Last year in a special moment in February, Ravi Coltrane performed at the Grammys after winning the award for Best Improvised Jazz Solo, an honor previously bestowed upon legendary figures like Miles Davis, Bill Evans, Wayne Shorter and Herbie Hancock.
Ravi and his current outfit — which features Jonathan Blake on drums, Dezron Douglas on bass and Glenn Zaleski on piano — have been playing together for the past four years, and are maintaining an active touring schedule.
Before he plays four shows in two days at Ann Arbor’s Blue Llama Jazz Club, April 12-13, Toledo City Paper asked Ravi some questions during a recent interview.
You recently won a Grammy for your solo on the title track. How many takes had you recorded before the one that ended up on the record?
I think we did it twice, and I’m not sure which of those takes was used on the album. But most of the things on the record, we didn’t do more than one or two takes. It is a very free record [laughs], and the idea wasn’t so much to get a perfect take but to express oneself to the best of one’s ability. But, you know, you got what you got sometimes. I think Jack and Matthew especially, they were very content to not beat a dead horse, and if they felt the take was fine, they were ready to move on to the next piece.
Did that solo stand out for you? Did you go home and say, “Hey, I nailed it” or did it just feel like one more solo at the time?
Well, it was actually a very difficult record date for me. I wasn’t very happy with any of the things that I played on the record, to be perfectly honest.
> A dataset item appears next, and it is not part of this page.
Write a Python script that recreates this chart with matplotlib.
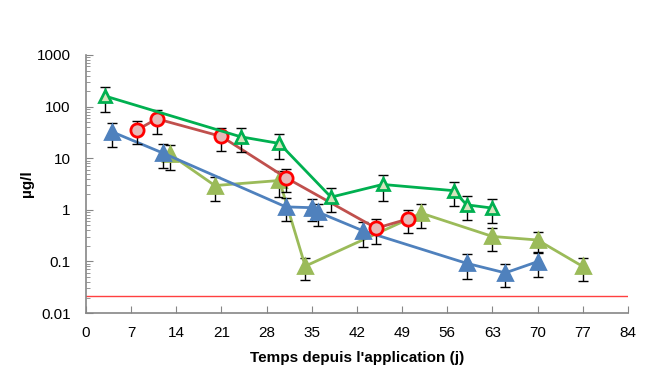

It’s just one of those things; you can be in the studio and feel good about what’s happening musically, or you can have the opposite experience.
I wish that I had more situations where I’d gotten home after the recording saying, “Yeah, that was awesome, we nailed it today.” But most of the time, yeah, you’re working toward very specific goals, and you don’t often reach them.
And he said those losses made him really want to move into a realm of expression that was deeper and more honest. Did a similar thing happen to you? Has your music been influenced by personal losses?
Well, our lives are totally reshaped by losses like that. I mean, to lose a parent, that completely reshapes your world.
It’s one of the most profound and heavy experiences that we all ultimately face, and yeah, it’s like you finally are living in a new world, you turn a corner and you can’t ever take it back around. With Steven, it was really clear how his mother’s passing affected him, and he was able to immediately make those sorts of creative shifts and go deeper into his work and his expression. And losing my mother was one of the most difficult things that I had to deal with. I had already lost my father at two years of age. I lost my older brother in a car accident when he was 17, I was 16.
And my mother’s death was completely unexpected. I had a conversation with her that morning and we were talking about when we were going to put these recording sessions together. We were finishing an album that she had been working on. You know, it definitely changes you a lot. It can tear you down and you have to kind of rebuild yourself up. It makes you go a little bit deeper to try to figure out what the true meaning is.
So what are you working on now that you’re really excited about, and that the rest of us are going to hear?
Well, you know, I’m trying to continue composing — trying to make more steps there — and I’ve been trying to play more than just the tenor. I’ve been working on the sopranino, and I’ve been playing more b-flat clarinet and flute. You know, I hope to start messing around with the alto pretty soon, so I feel like I’m trying to get back into a sort of a woodwind-centric approach. And I’m working on a record.